Overall, word from the first symposium of small-theater professionals, held in 9 Theater known for its rich offerings of small plays, points to a dichotomy between those with projects and those with capital. One complains about insufficient funding and the other about a lack of quality projects. And those responsible for marketing and ticket sales are under constant pressures of finding more ticket buyers.

If a project is difficult to evaluate before it meets the audience, a theater's dark days should be easy to calculate. Ideas were floated at the small-theater powwows that aggregate all theaters' dates for availability, plus all technical information, and make the continuously updated statistics accessible to all producers. That may reduce waste in capacity by matching supply with demand.

Another goal is to strive for nonprofit status for these private entities, which will narrow the gap between State-run and private companies and help level the playing field.

"A smart government should join hands with artists to fight against over-commercialization of the art form. As it stands, commerce and the lowest form of art have become partners," laments Wang.

He could be referring to Mahua FunAge, a show similar to Beach Blanket Babylon, the longest-running musical revue in the United States. Undoubtedly the biggest hit on the Beijing stage in terms of money-making potential, it has spawned several versions that are now staged simultaneously in four venues across the city. The show, presented in big houses, can be seen as a culmination of Chinese-style comedy clubs. In China, small theater has an inadvertent predecessor in standup and skit comedy, the forms now dominated by Guo Degang and Zhao Benshan.

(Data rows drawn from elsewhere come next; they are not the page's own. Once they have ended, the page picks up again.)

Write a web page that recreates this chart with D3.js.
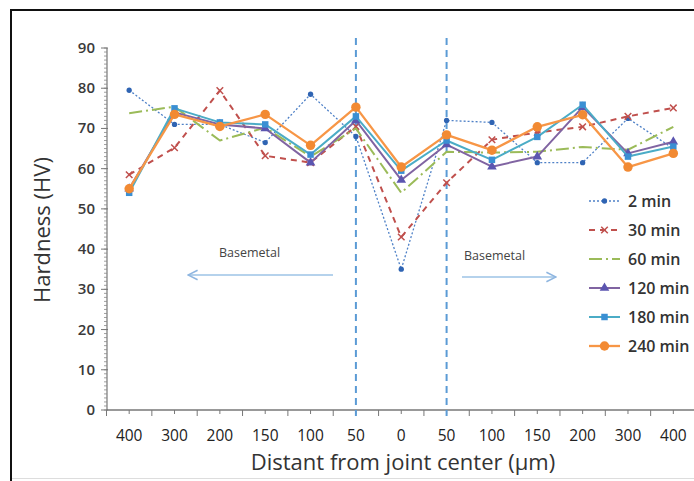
<!DOCTYPE html>
<html><head><meta charset="utf-8">
<script src="https://cdn.jsdelivr.net/npm/d3@7"></script>
<style>html,body{margin:0;padding:0;background:#fff;overflow:hidden}</style>
</head><body>
<svg id="chart" width="694" height="481"></svg>
<script>
const categories = ["400","300","200","150","100","50","0","50","100","150","200","300","400"];
const yTicks = [0,10,20,30,40,50,60,70,80,90];
const seriesNames = ["2 min","30 min","60 min","120 min","180 min","240 min"];
const min2   = [79.5,71,71,66.5,78.5,68,35,72,71.5,61.5,61.5,72.5,65];
const min30  = [58.5,65.2,79.4,63.2,61.5,70.5,43,56.5,67.2,69,70.4,73,75.1];
const min60  = [73.8,75.4,67,70.2,63,70,54,64.2,64,64.2,65.4,64.7,70.4];
const min120 = [55,74,71,70,61.5,72,57.2,66,60.5,63,75.3,63.8,66.7];
const min180 = [54,75,71.5,71,63.5,73,59.5,67,62.2,67.9,75.9,63,65.5];
const min240 = [55,73.5,70.5,73.5,65.8,75.3,60.4,68.4,64.6,70.4,73.4,60.4,63.8];
const seriesValues = [min2,min30,min60,min120,min180,min240];
const dividers = [5,7];
const annotationText = "Basemetal";

const styles = [
  {color:"#4F81C7", width:1.3, dash:"2,2", marker:"circle", mfill:"#2F64B3", msize:22},
  {color:"#C0504D", width:2, dash:"6,5", marker:"times", mfill:"#C0504D", msize:30},
  {color:"#9BBB59", width:2, dash:"13,4,2,4", marker:null},
  {color:"#8064A2", width:2, dash:null, marker:"triangle", mfill:"#5B55B0", msize:40},
  {color:"#4BACC6", width:2, dash:null, marker:"square", mfill:"#3A8FD3", msize:42},
  {color:"#F79646", width:2.3, dash:null, marker:"circle", mfill:"#F28A33", msize:70}
];

const svg = d3.select("#chart");
const font = "'Open Sans', 'Liberation Sans', sans-serif";

// frame
svg.append("line").attr("x1",11).attr("x2",11).attr("y1",9).attr("y2",481).attr("stroke","#111").attr("stroke-width",2);
svg.append("line").attr("x1",10).attr("x2",694).attr("y1",10).attr("y2",10).attr("stroke","#111").attr("stroke-width",2);
svg.append("line").attr("x1",12).attr("x2",694).attr("y1",478.5).attr("y2",478.5).attr("stroke","#ddd").attr("stroke-width",1);

const x = d3.scaleBand().domain(d3.range(categories.length)).range([106.5, 696]);
const xc = i => x(i) + x.bandwidth()/2;
const y = d3.scaleLinear().domain([0,90]).range([410,48]);

// y axis
const gy = svg.append("g").attr("transform","translate(107,0)");
gy.append("line").attr("y1",y(0)).attr("y2",y(90)).attr("stroke","#777").attr("stroke-width",1.2);
gy.selectAll("line.minor").data(d3.range(0,91,1)).join("line")
  .attr("x1",-3).attr("x2",0).attr("y1",d=>y(d)).attr("y2",d=>y(d)).attr("stroke","#888").attr("stroke-width",0.8);
gy.selectAll("line.major").data(yTicks).join("line")
  .attr("x1",-6).attr("x2",1).attr("y1",d=>y(d)).attr("y2",d=>y(d)).attr("stroke","#777").attr("stroke-width",1);
gy.selectAll("text").data(yTicks).join("text")
  .attr("x",-12).attr("y",d=>y(d)+5).attr("text-anchor","end")
  .attr("font-family",font).attr("font-size",15).attr("font-weight",600).attr("fill","#3a3a3a").text(d=>d);

// x axis
const gx = svg.append("g");
gx.append("line").attr("x1",106.5).attr("x2",694).attr("y1",410).attr("y2",410).attr("stroke","#777").attr("stroke-width",1.4);
gx.selectAll("line.b").data(d3.range(categories.length+1)).join("line")
  .attr("x1",i=>106.5+i*x.step()).attr("x2",i=>106.5+i*x.step()).attr("y1",410).attr("y2",416).attr("stroke","#777");
gx.selectAll("line.c").data(d3.range(categories.length)).join("line")
  .attr("x1",i=>xc(i)).attr("x2",i=>xc(i)).attr("y1",410).attr("y2",414).attr("stroke","#777");
gx.selectAll("text").data(categories).join("text")
  .attr("x",(d,i)=>xc(i)).attr("y",441).attr("text-anchor","middle")
  .attr("font-family",font).attr("font-size",15.5).attr("fill","#222").text(d=>d);

// axis titles
svg.append("text").attr("x",403).attr("y",470).attr("text-anchor","middle")
  .attr("font-family",font).attr("font-size",22).attr("fill","#333").text("Distant from joint center  (µm)");
svg.append("text").attr("transform","translate(50,230) rotate(-90)").attr("text-anchor","middle")
  .attr("font-family",font).attr("font-size",22).attr("fill","#333").text("Hardness (HV)");

// divider dashed lines
svg.selectAll("line.div").data(dividers).join("line")
  .attr("x1",d=>xc(d)).attr("x2",d=>xc(d)).attr("y1",38).attr("y2",416)
  .attr("stroke","#5B9BD5").attr("stroke-width",2).attr("stroke-dasharray","7,5");

// annotations
const defs = svg.append("defs");
defs.append("marker").attr("id","arr").attr("viewBox","0 0 10 10").attr("refX",9).attr("refY",5)
  .attr("markerWidth",8).attr("markerHeight",8).attr("orient","auto-start-reverse")
  .append("path").attr("d","M1,1 L9,5 L1,9").attr("fill","none").attr("stroke","#8FB6E0").attr("stroke-width",1.3);
svg.append("line").attr("x1",333).attr("x2",188).attr("y1",275).attr("y2",275).attr("stroke","#9DC3E6").attr("stroke-width",1.5).attr("marker-end","url(#arr)");
svg.append("line").attr("x1",462).attr("x2",556).attr("y1",277).attr("y2",277).attr("stroke","#9DC3E6").attr("stroke-width",1.5).attr("marker-end","url(#arr)");
svg.append("text").attr("x",219).attr("y",257).attr("font-family",font).attr("font-size",12.5).attr("fill","#444").text(annotationText);
svg.append("text").attr("x",464).attr("y",260).attr("font-family",font).attr("font-size",12.5).attr("fill","#444").text(annotationText);

// series
const symMap = {circle:d3.symbolCircle, times:d3.symbolTimes, triangle:d3.symbolTriangle, square:d3.symbolSquare};
const line = d3.line().x((d,i)=>xc(i)).y(d=>y(d));
seriesValues.forEach((vals,k)=>{
  const s = styles[k];
  const g = svg.append("g");
  g.append("path").datum(vals).attr("d",line).attr("fill","none").attr("stroke",s.color)
    .attr("stroke-width",s.width).attr("stroke-dasharray",s.dash).attr("stroke-linejoin","round");
  if (s.marker) {
    const sym = d3.symbol().type(symMap[s.marker]).size(s.msize);
    g.selectAll("path.m").data(vals).join("path")
      .attr("transform",(d,i)=>`translate(${xc(i)},${y(d)})`).attr("d",sym)
      .attr("fill", s.marker==="times" ? "none" : s.mfill)
      .attr("stroke", s.marker==="times" ? s.mfill : "none").attr("stroke-width",1.5);
  }
});

// legend
const lg = svg.append("g");
seriesNames.forEach((name,k)=>{
  const s = styles[k];
  const yy = 201 + k*29;
  lg.append("line").attr("x1",589).attr("x2",620).attr("y1",yy).attr("y2",yy).attr("stroke",s.color)
    .attr("stroke-width",s.width).attr("stroke-dasharray",s.dash);
  if (s.marker) {
    const sym = d3.symbol().type(symMap[s.marker]).size(s.msize);
    lg.append("path").attr("transform",`translate(604.5,${yy})`).attr("d",sym)
      .attr("fill", s.marker==="times" ? "none" : s.mfill)
      .attr("stroke", s.marker==="times" ? s.mfill : "none").attr("stroke-width",1.5);
  }
  lg.append("text").attr("x",628).attr("y",yy+6).attr("font-family",font).attr("font-size",16).attr("font-weight",600).attr("fill","#333").text(name);
});
</script>
</body></html>
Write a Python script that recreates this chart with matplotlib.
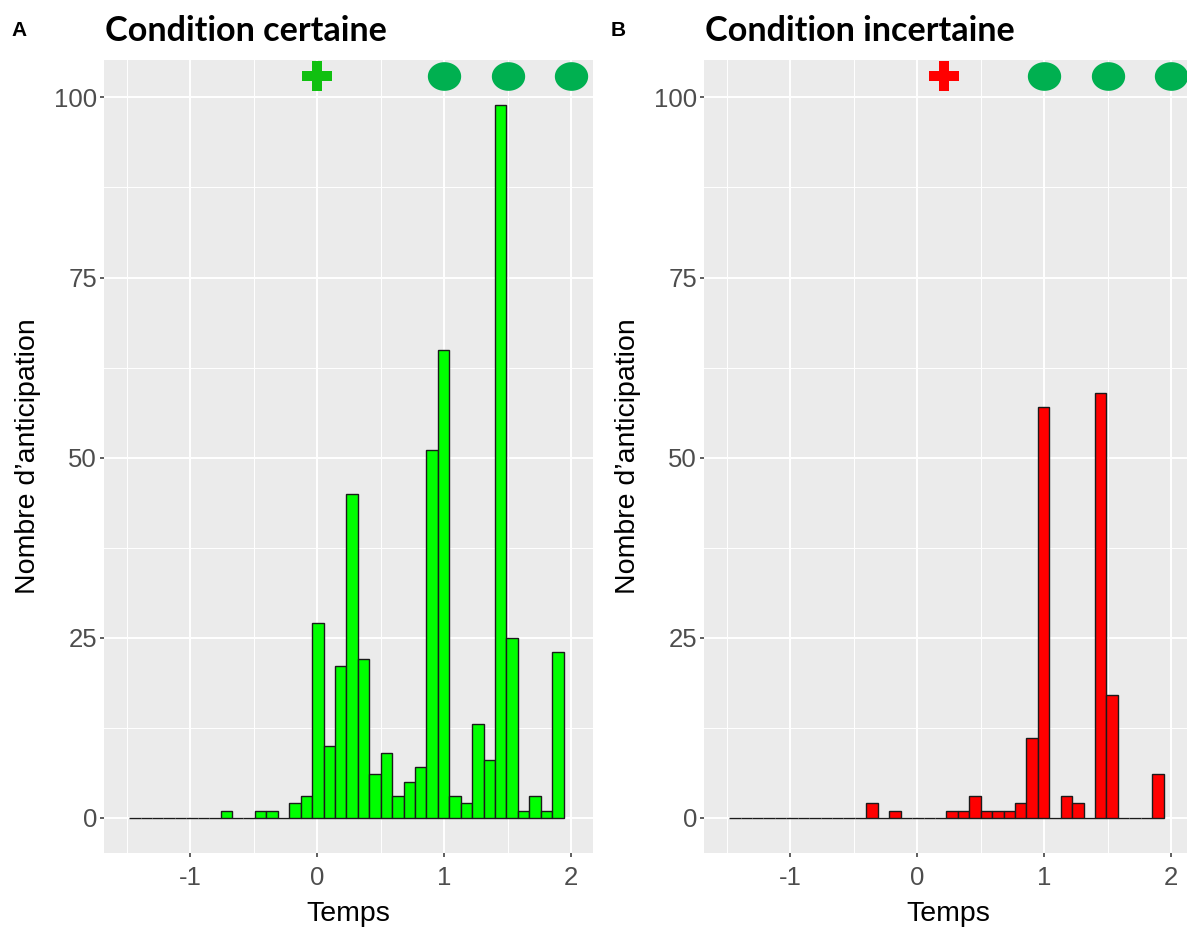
import numpy as np
import matplotlib.pyplot as plt
from matplotlib.path import Path

plt.rcParams['axes.unicode_minus'] = False

# histogram: 38 bins of 0.09 starting at -1.48
bin_start = -1.48
bin_width = 0.09
counts_certaine = [0, 0, 0, 0, 0, 0, 0, 0, 1, 0, 0, 1, 1, 0, 2, 3, 27, 10, 21, 45,
                   22, 6, 9, 3, 5, 7, 51, 65, 3, 2, 13, 8, 99, 25, 1, 3, 1, 23]
counts_incertaine = [0, 0, 0, 0, 0, 0, 0, 0, 0, 0, 0, 0, 2, 0, 1, 0, 0, 0, 0, 1,
                     1, 3, 1, 1, 1, 2, 11, 57, 0, 3, 2, 0, 59, 17, 0, 0, 0, 6]

# cue (+) and targets (circles) drawn above the bars
cue_certaine = 0.0
cue_incertaine = 0.21
targets = [1.0, 1.5, 2.0]
marker_y = 103

titles = ['Condition certaine', 'Condition incertaine']
letters = ['A', 'B']
fills = ['#00FF00', '#FF0000']
cue_colors = ['#10C010', '#FF0000']
target_color = '#00B050'

W, H = 1187, 930
fig = plt.figure(figsize=(W / 100, H / 100), dpi=100)

# ellipse marker a bit flatter than a circle
theta = np.linspace(0, 2 * np.pi, 80)
ellipse = Path(np.column_stack([np.cos(theta), 0.86 * np.sin(theta)]), closed=True)

panels = [(104, counts_certaine, cue_certaine), (704, counts_incertaine, cue_incertaine)]
for i, (left_px, counts, cue) in enumerate(panels):
    ax = fig.add_axes([left_px / W, 1 - 853 / H, 488.7 / W, 793 / H])
    ax.set_facecolor('#EBEBEB')
    for s in ax.spines.values():
        s.set_visible(False)

    edges = bin_start + bin_width * np.arange(len(counts))
    ax.bar(edges, counts, width=bin_width, align='edge', color=fills[i],
           edgecolor='#1a1a1a', linewidth=1.0, zorder=3)

    ax.plot([cue], [marker_y], marker='P', ms=21, color=cue_colors[i],
            markeredgewidth=0, zorder=4)
    ax.plot(targets, [marker_y] * len(targets), ls='none', marker=ellipse, ms=24,
            color=target_color, markeredgewidth=0, zorder=4)

    ax.set_xlim(-1.678, 2.169)
    ax.set_ylim(-4.9, 105.2)
    ax.set_xticks([-1, 0, 1, 2])
    ax.set_xticks([-1.5, -0.5, 0.5, 1.5], minor=True)
    ax.set_yticks([0, 25, 50, 75, 100])
    ax.set_yticks([12.5, 37.5, 62.5, 87.5], minor=True)
    ax.grid(which='major', color='white', lw=1.4, zorder=0)
    ax.grid(which='minor', color='white', lw=0.7, zorder=0)
    ax.set_axisbelow(True)
    ax.tick_params(which='major', length=3, width=1.1, color='#333333',
                   labelsize=18.5, labelcolor='#4D4D4D', pad=2)
    ax.tick_params(which='minor', length=0)
    ax.tick_params(axis='x', pad=6)
    for lab in ax.get_xticklabels() + ax.get_yticklabels():
        lab.set_fontfamily('Liberation Sans')

    ax.set_xlabel('Temps', fontsize=20.5, fontfamily='Liberation Sans', color='black')
    ax.set_ylabel('Nombre d\u2019anticipation', fontsize=20.5,
                  fontfamily='Liberation Sans', color='black')
    ax.xaxis.set_label_coords(0.5, -0.06)
    ax.yaxis.set_label_coords(-0.128, 0.5)

    fig.text((left_px - 93) / W, 1 - 31 / H, letters[i], fontsize=15,
             fontweight='bold', fontfamily='Liberation Sans', va='center')
    fig.text((left_px + 1) / W, 1 - 31 / H, titles[i], fontsize=24.6,
             fontweight='bold', fontfamily='Lato', va='center')

fig.savefig('out.png', dpi=100)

For a while, this kind of slapstick comedy flourished in small theaters as a variant of Western-style plays, or ones with Chinese characteristics so to speak. But operators like Wang disdain such "dumbing down" of this theatrical art, which many perceive as experimental and cool.

"We theater people need to know business and entertainment, but fundamentally we must look into our souls and have our art reflect the society we live in," Wang says.